Want To Go All The Way To The FBI And Get Paid?
Tired of sitting all day at Starbucks while sipping free water, surfing the Internet, people watching and faking that you're on vacation from a real job?
A few of you might have a chance of, as Dr. Hannibal Lecter said slowly, "getting all the way to the FBI."
The agency's Los Angeles field office has scheduled a May 13 special agent job recruitment session for interested professionals: lawyers, computer scientists, engineers, detectives, pilots, weapons experts and foreign language specialists.
According to FBI spokeswoman Laura Eimiller, in-shape applicants must be between the ages of 23 and 36; possess a bachelor's degree; and have three years of employment experience.
Don't get too excited dear, job-hunting OC Weekly readers because you may not qualify.

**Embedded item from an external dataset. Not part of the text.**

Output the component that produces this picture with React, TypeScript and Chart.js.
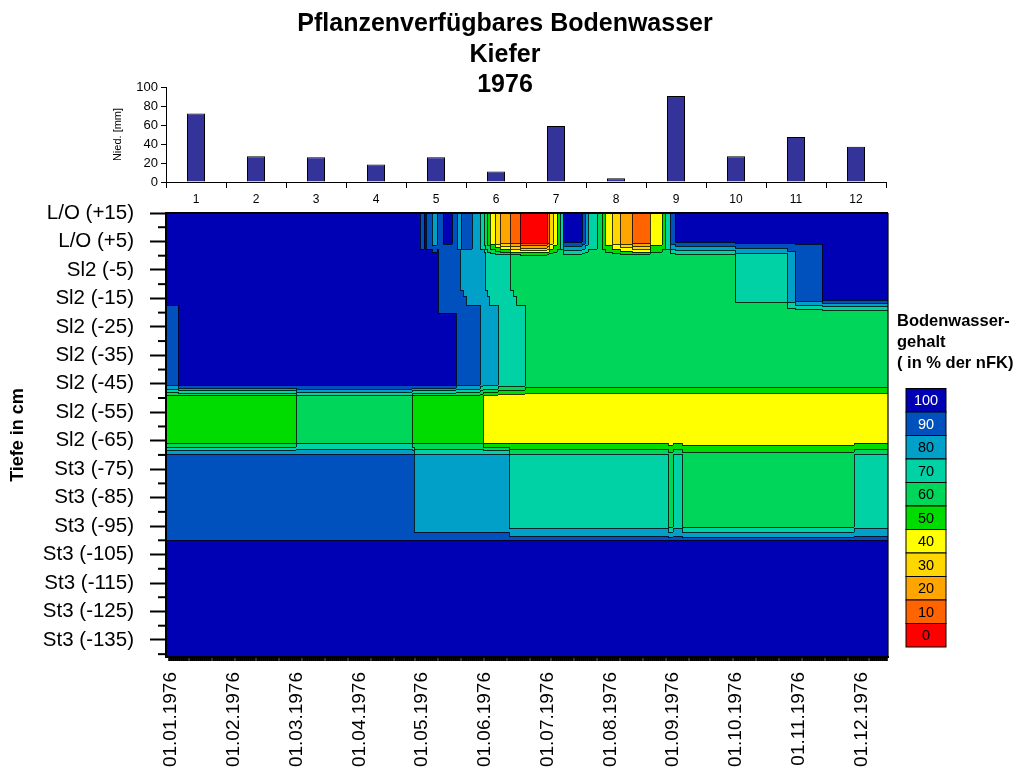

Here are disqualifying factors:
--Lack of U.S. citizenship; --A felony conviction; --Sense of humor; --Default on a federally-backed student loan
(Okay, kidding--partially--about the sense of humor bullet point.)
Yet, these other hurdles might be insurmountable for some:
--No marijuana smoking or non-prescribed drug taking within the last three years; --No "hard drug" consumption in a decade; and --Not a single instance of selling, transporting or manufacturing illegal narcotics.
Depressed? There's still hope. You can score FBI dough tax-free if you use drugs, manufacture drugs or transport drugs. Hell, you can even order murders and certain agents will look the other way if you become a confidential informant working against an agency target.
(For example, see: "OC Public Defender Makes Snitch Filet," March 27, 2014 as well as "The OC Serial Killer Who Became The County's Top Snitch," June 5, 2014.)
All interested parties (except for potential informants), should go to FBI headquarters at 11000 Wilshire Boulevard in Los Angeles. The Wednesday event lasts from 10 a.m. to noon.